WASHINGTON—Specialty stores and department stores cut jobs as the holiday shopping season began in November, the Labor Department’s monthly employment report showed Friday.
Apparel and specialty stores cut a seasonally adjusted 17,600 jobs from payrolls last month to employ 1.34 million, while department stores shed 5,100 jobs to employ 1.3 million. General merchandisers, a category that includes department stores and discounters, boosted payroll slightly by 800 to employ 3.2 million.
In the overall economy, employers added 178,000 jobs and the unemployment rate fell to 4.6 percent from 4.9 percent in October.
Apparel employers added 400 seasonally adjusted jobs to employ 131,200, while employment at mills making apparel fabric and yarn fell 200 to 112,000 last month. Textile product mills added 100 jobs to employ 114,600.
Scott Hoyt, senior director of consumer economics at Moody’s Analytics, said the specialty store employment decline was surprising, noting that many retailers announced their seasonal hiring plans would be comparable with last year.
He said additional hiring for many retailers is in their e-commerce divisions, which is measured in the retail warehouse and distribution center segment of the government’s report.
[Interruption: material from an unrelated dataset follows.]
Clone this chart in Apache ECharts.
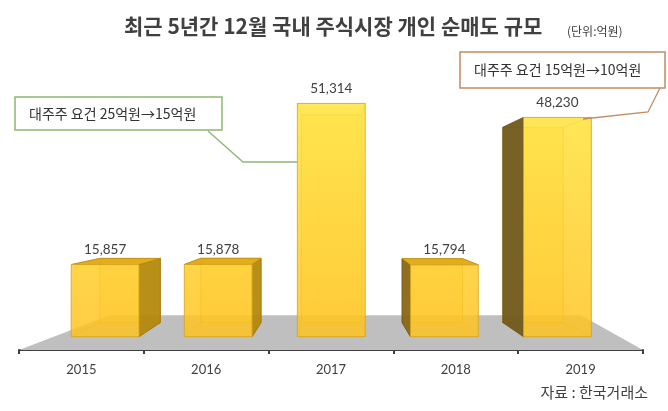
<!DOCTYPE html>
<html>
<head>
<meta charset="utf-8">
<script src="https://cdn.jsdelivr.net/npm/echarts@6/dist/echarts.min.js"></script>
<style>
html, body { margin: 0; padding: 0; background: #fff; }
#main { width: 668px; height: 411px; }
</style>
</head>
<body>
<div id="main"></div>
<script>
// 연도별 12월 개인 순매도 (억원)
var years = ['2015', '2016', '2017', '2018', '2019'];
var sellValues = [15857, 15878, 51314, 15794, 48230];
var notes = ['대주주 요건 25억원→15억원', '대주주 요건 15억원→10억원'];

var KR_FONT = '"Noto Sans CJK KR", sans-serif';
var NUM_FONT = 'Lato, "Noto Sans", sans-serif';

// 3D 느낌 (원근) 파라미터
var VX = 334, VY = 208;      // 소실점
var K_FRONT = 0.906;          // 막대 앞면 깊이
var K_BACK = 0.807;           // 막대 뒷면 깊이
var FLOOR_VX = 390, K_FLOOR = 0.755;
var BAR_RATIO = 0.6;

function proj(x, y, k, vx) {
    vx = vx == null ? VX : vx;
    return [vx + (x - vx) * k, VY + (y - VY) * k];
}

var frontColor = {
    type: 'linear', x: 0, y: 100, x2: 0, y2: 340, global: true,
    colorStops: [{offset: 0, color: '#FFE43A'}, {offset: 1, color: '#FFC21F'}]
};

function renderFloor(params, api) {
    var cs = params.coordSys;
    var y0 = api.coord([0, 0])[1];
    var fl = [cs.x, y0], fr = [cs.x + cs.width, y0];
    var bl = proj(cs.x, y0, K_FLOOR, FLOOR_VX);
    var br = proj(cs.x + cs.width, y0, K_FLOOR, FLOOR_VX);
    return {
        type: 'polygon',
        shape: {points: [fl, fr, br, bl]},
        style: {fill: '#BFBFBF'}
    };
}

function renderBar(params, api) {
    var top = api.coord([api.value(0), api.value(1)]);
    var base = api.coord([api.value(0), 0]);
    var half = api.size([1, 0])[0] * BAR_RATIO / 2;
    var cx = top[0];

    var FLt = proj(cx - half, top[1], K_FRONT), FRt = proj(cx + half, top[1], K_FRONT);
    var FLb = proj(cx - half, base[1], K_FRONT), FRb = proj(cx + half, base[1], K_FRONT);
    var BLt = proj(cx - half, top[1], K_BACK), BRt = proj(cx + half, top[1], K_BACK);
    var BLb = proj(cx - half, base[1], K_BACK), BRb = proj(cx + half, base[1], K_BACK);

    var edge = 'rgba(190,135,0,0.55)';
    var children = [];
    // 뒷면 테두리 (앞면 너머로 비침)
    children.push({
        type: 'polygon',
        shape: {points: [BLt, BRt, BRb, BLb]},
        style: {fill: 'rgba(255,200,30,0.3)', stroke: edge, lineWidth: 1}
    });
    [[FLt, BLt], [FRt, BRt], [FLb, BLb], [FRb, BRb]].forEach(function (p) {
        children.push({
            type: 'line',
            shape: {x1: p[0][0], y1: p[0][1], x2: p[1][0], y2: p[1][1]},
            style: {stroke: edge, lineWidth: 1}
        });
    });
    if (BRt[0] > FRt[0] + 0.5) {
        children.push({
            type: 'polygon',
            shape: {points: [FRt, BRt, BRb, FRb]},
            style: {fill: 'rgba(178,135,10,0.92)', stroke: 'rgba(160,120,10,0.8)', lineWidth: 1}
        });
    }
    if (BLt[0] < FLt[0] - 0.5) {
        var dark = cx > 500 ? 'rgba(112,88,28,0.95)' : 'rgba(135,102,20,0.93)';
        children.push({
            type: 'polygon',
            shape: {points: [FLt, BLt, BLb, FLb]},
            style: {fill: dark, stroke: 'rgba(110,85,20,0.8)', lineWidth: 1}
        });
    }
    if (BLt[1] < FLt[1] - 0.5) {
        children.push({
            type: 'polygon',
            shape: {points: [FLt, FRt, BRt, BLt]},
            style: {fill: 'rgba(226,168,18,0.95)', stroke: 'rgba(190,140,10,0.8)', lineWidth: 1}
        });
    }
    children.push({
        type: 'polygon',
        shape: {points: [FLt, FRt, FRb, FLb]},
        style: {fill: frontColor, opacity: 0.84, stroke: '#D6A419', lineWidth: 1}
    });
    children.push({
        type: 'text',
        style: {
            text: echarts.format.addCommas(api.value(1)),
            x: (FLt[0] + FRt[0]) / 2, y: FLt[1] - 15,
            fill: '#404040', font: '13.5px ' + NUM_FONT,
            align: 'center', verticalAlign: 'middle',
            textAlign: 'center', textVerticalAlign: 'middle'
        }
    });
    return {type: 'group', children: children};
}

function noteBox(x, y, w, h, color, text, leader) {
    return [{
        type: 'rect', z: 10,
        shape: {x: x, y: y, width: w, height: h},
        style: {fill: '#fff', stroke: color, lineWidth: 1.5}
    }, {
        type: 'text', z: 11, x: x + 14, y: y + h / 2,
        style: {
            text: text, fill: '#333', font: '14px ' + KR_FONT,
            verticalAlign: 'middle', textVerticalAlign: 'middle'
        }
    }, {
        type: 'polyline', z: 10,
        shape: {points: leader},
        style: {stroke: color, lineWidth: 1.3, fill: null}
    }];
}

var chart = echarts.init(document.getElementById('main'));
var option = {
    backgroundColor: '#fff',
    animation: false,
    grid: {left: 19, right: 25, top: 49, bottom: 61},
    xAxis: {
        type: 'category',
        data: years,
        offset: 2,
        axisLine: {lineStyle: {color: '#404040', width: 2}},
        axisTick: {show: true, length: 4, lineStyle: {color: '#404040', width: 2}},
        axisLabel: {color: '#404040', fontSize: 13, fontFamily: NUM_FONT, margin: 11}
    },
    yAxis: {
        type: 'value', min: 0, max: 60000, show: false,
        splitLine: {show: false}
    },
    series: [{
        type: 'custom',
        renderItem: renderFloor,
        data: [[0, 0]],
        z: 1,
        silent: true
    }, {
        type: 'custom',
        renderItem: renderBar,
        data: sellValues.map(function (v, i) { return [i, v]; }),
        z: 2
    }],
    graphic: [{
        type: 'text', left: 124, top: 16,
        style: {text: '최근 5년간 12월 국내 주식시장 개인 순매도 규모', fill: '#404040', font: 'bold 21px ' + KR_FONT}
    }, {
        type: 'text', left: 567, top: 25,
        style: {text: '(단위:억원)', fill: '#404040', font: '12px ' + KR_FONT}
    }, {
        type: 'text', right: 20, top: 385,
        style: {text: '자료 : 한국거래소', fill: '#404040', font: '15px ' + KR_FONT}
    }]
        .concat(noteBox(15, 97, 207, 33, '#8DB771', notes[0], [[208, 131], [243, 162], [297, 162]]))
        .concat(noteBox(460, 52, 205, 36, '#C48B61', notes[1], [[660, 88], [648, 112], [583, 119]]))
};
chart.setOption(option);
window.addEventListener('resize', function () {
    chart.resize();
});
</script>
</body>
</html>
Hoyt noted that employment at department stores is down 4,600 year over year, while employment at apparel and accessories stores is down 29,600, Hoyt said. Department stores had been doing “relatively well” in terms of employment, posting gains for the past five consecutive months until November, he said.
The outlook for employment into the first quarter is bright for the overall job market, but “less bright” for retail, he noted, adding that “they’ve got pressure that is continuing to rise in the online share of sales in addition to pricing pressure.”
Jack Kleinhenz, chief economist at the National Retail Federation, said, “The market continues on its variable path toward full employment and today’s report points to a rate hike by the Federal Reserve. We continue to expect a positive holiday season for retailers and it appears that retailers should have the employees they need in place to meet the expected solid increase in holiday sales.”
Nariman Behravesh, chief economist at IHS Markit, said November was a “solid month for jobs growth in the U.S. and consistent with an economy with underlying growth rate in the 2 to 2.5 percent range.”
“With the recent improvements in productivity growth, this solid but modest growth range implies that employment gains are set to slow further over the next couple of years,” Behravesh said.
On the downside, the participation in the labor force edged down slightly last month, which contributed to the decline in the unemployment rate. Wage growth also fell 0.1 percent, after posting gains of 0.4 percent in October and 0.3 percent in September.
“While the data on both the labor force and wage growth are disappointing, there is a strong seasonal factor in both and both have been quite volatile in the past six months,” Behravesh said. “It is important to keep in mind that, despite the declines the past two months, the U.S. labor force is 2 million people larger than it was a year ago.”
In addition wage growth was 2.5 percent higher year over year in November, above the average of 2.3 percent in 2015, he said.
“There is nothing in today’s employment report that is likely to deter the Fed from raising interest rates later this month,” he added.